How many stomachs does an interface have?

Interaction design for a game is a difficult task, because it requires the designer to create a classification system that has a limited number of classes yet is flexible enough to represent a great number of objects in the game world in an easy-to-access way. Often this is a matter of the distribution of the semantic workload between the graphic interface and the various other input peripherals (such as mouse, keyboard, or gamepad) Since each input device has a unique character, the result of the combinations can be highly different.

Looking at the various input devices that we have at our disposal today while playing games (keyboard, mouse, guitars, steering wheels, Wii controller etc), we see that they can work on very different levels of abstraction. For example a keyboard enables spelling on the phonetic level. On the other hand, the buttons of a mouse or a gamepad are more like ideograms. Combinations of these various input devices will be a basis for various naming and calling conventions, all of them constructing worlds with different qualities, quantities and behavior.

However, often the success of interaction design will depend a lot on how the graphical interface will digest the game world and decompose it into the semantically nutricious pieces that can be than passed over for further treatment to other “stomachs”, such as the menu bars, keys and controllers. In that sense it could be said that interaction design is like establishing a digestive system with many stomachs, like for example that of a cow (hence our initial question: how many stomachs does an interface have).

To digest or not to digest, that is the question!

To digest or not to digest, that is the question!

Here, however, the digestion works on a linguistic and semantic level. Often, the graphic interface will make the first big digestion and break down the virtual world into a group of semantic and narrative cores which will be then ready for processing on the next level, that of the button arrangement on the gamepad for example. The classification that decomposes the game world into units will set the constraints for key assignments or the type of input device that will be sufficient to turn around things (For example interaction design of RTS games for concoles is known as a true challenge). Through this digestion on several levels, the game world turns into a classified system of existents and interactibles that enable the player to take a course of meaningful action in the very context that the same digestion process has constructed. Achieving the appropriate levels of categorical sensibility through this process of decomposition will be mostly depending on the finesse that lies behind the design of this system of stomachs.

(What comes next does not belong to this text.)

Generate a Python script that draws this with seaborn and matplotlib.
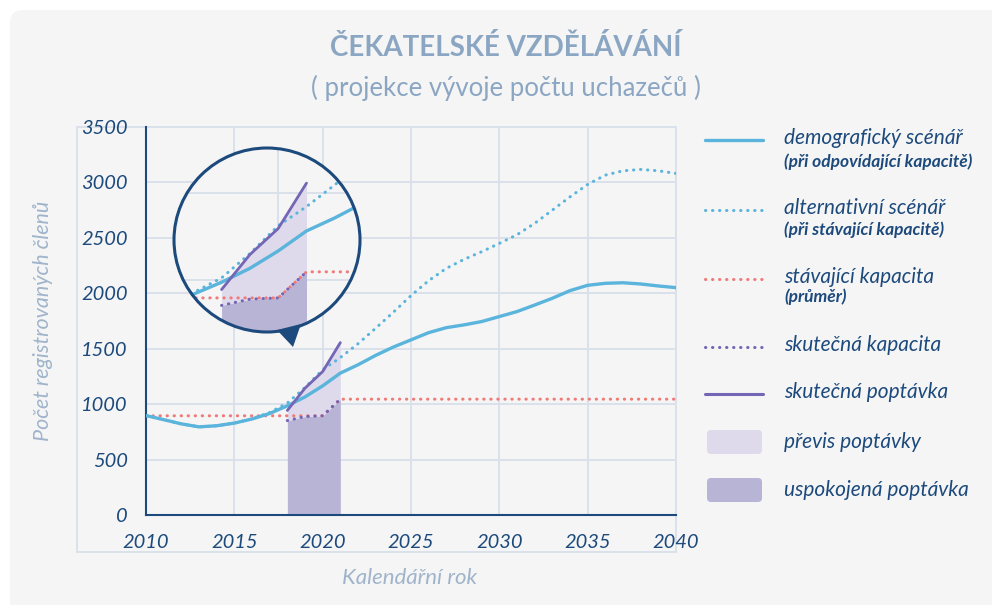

Through classification of random objects, the interface creates a world with recognizable patters

Through its system of classification, the interface creates an order: The random mix of objects turns into a world with recognizable patterns.

Let’s just remember some good examples for now (Who likes to think of bad examples anyway?): Diablo had a wonderful simple point-and-click interface which had classified the game world into three categories of existents (of which all could be simply unified under one universal category, “targets”): these were killables, collectibles and destination.  The player who used the mouse had no need to further explain what action she wanted to take. To click on the interface, depending on where the mouse was resting at that moment, either meant “kill this”, “collect this” or “go there”. A further category of actions could arise from an additional decomposition provided from the mouse: left-click and right-click could mean “kill this (with this)” or “kill this (with that)”. Continuos clicking would repeat the action, which meant that the number of actions was also easy to give in. In short: The various “stomachs” had decomposed everything perfectly, therefore the game had a very fluent process of “spelling”. It got particularily well along with the very addictive reward schedule. All this created a great, zero-friction game flow.

Another example is the infamous The Sims. The Sims also had a very digestive interface, but this time one which nested almost all “verbs” into the two interactible classes, “objects” and “characters” (the difference here is one based on humanistic assumptions, technically there is no difference between “character” and “object” in the way The Sims decomposes its world). It constructed a multi-layered deep world with this method. The player wasn’t bothered with much spelling procedures to express the actions she wanted to be done, she just chose them from a palette. The dominant “sentence structure” or grammar that allowed for communication between player and game world was:

Subject  – Object  – Verb

For example:

Character A – Character B – kiss.

Or:

Character B – Fridge – Prepare Dinner

Each sentence that the player constructs was displayed within the frame of the screen via a system of “uniform” icons on top of the screen, so that the player could edit the “paragraph” of events that he had just “written” through the orders she dispatch onto the characters. If she didn’t want a sentence to be carried out, she just deleted it from this “visual list” of future events. This high level of digestive groundwork was reducing the semantic workload of the controller a lot and gave the player great time and freedom for strategic thinking.

Modern gamepads can take over a lot of the semantic workload in todays games though. In fighting games like Tekken a player may “utter” a great number of attacking and defending moves without any procedure hat involves the use of the interface. But as much as it seems like the graphic interface does not do a lot of work in this genre, it is again the way in which the world was decomposed through it, that allows the game design in general to focus on detailed gamepad use during the spelling of actions.